Read the latest blog from PhD student, Hannah Tornow
Hello everyone – I hope you had a wonderful summer and are interested to hear about my PhD journey. In June I had to present my work to date to the head of doctoral programme (Dr. David Bowen) and two researchers in the business school (Dr. Sylwia Ciuk and Dr. Emmanouil Trachanas) as well as the Advanced Oxford board and received valuable suggestions on my research to date. This helped me refine my initial research proposal and sharpen my research aims. Now that I am nine months into my PhD, I would like to share the key findings of my literature review, as well as the exciting next steps.
Gender is reflected in the procedures, ideologies, and power distributions of complex organisations. The presence of gender in these structures and how work and life is practiced in them is called the ‘gendered organisation’ by researchers. The gendered organisation is not only about the number of women and men, and potential imbalances in this respect. It also speaks to how gender is symbolically and ideologically described, and conceived as “feminine” and “masculine”, where the former is typically valued less.

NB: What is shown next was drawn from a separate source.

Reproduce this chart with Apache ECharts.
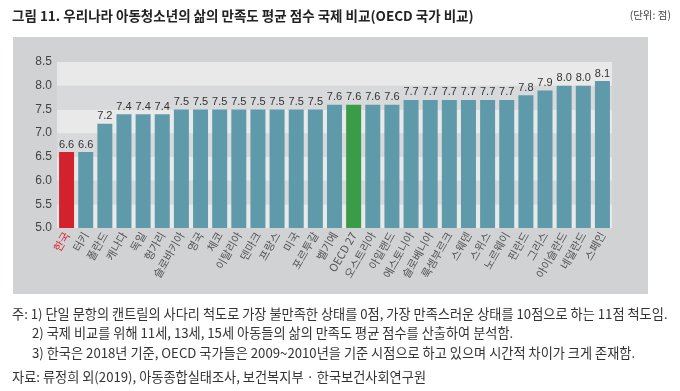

In my research to date, I have read about how gender matters for research and innovation in organisations. In order to drive innovation, it is important to create a diverse workforce consisting equally of women and men. By framing organisations as gendered, researchers suggest that organisational environments are predominantly constructed by, and represent, the interest of men and the experience of men as workers. These environments are in fact often highly masculine. Despite efforts to attract, retain and promote women, these masculine work environments and organisational processes mean that it is difficult to tackle inequalities. Challenging these environments, and creating alternatives is a necessary step in working towards eradicating these inequalities and enabling women to reach their full potential and drive innovation. As part of this, it is critical to look into how the glass ceiling forms invisible barriers to women’s retention and advancement, and to recognise that these barriers might function as roadblocks within women’s careers. The literature review I conducted identified the key barriers that women face in gendered environments: culture constructed around masculine characteristics; gender stereotypes; work-life balance; lack of support networks; and socio-demographic factors such as age or education. The research I read provided evidence that barriers must be examined in the context of career paths, which is why I am interested in understanding how these potential barriers and career paths are shaped by a highly innovative ecosystem in my own research work.
Now, you are probably wondering what is going to happen next? I am now looking forward to starting my data collection. My top priority is to engage with companies in Oxfordshire to better understand the innovation ecosystem in this area, and how my research could potentially contribute to its development. I hope you are all excited to follow the next phase of my work, and will even consider taking part in my research.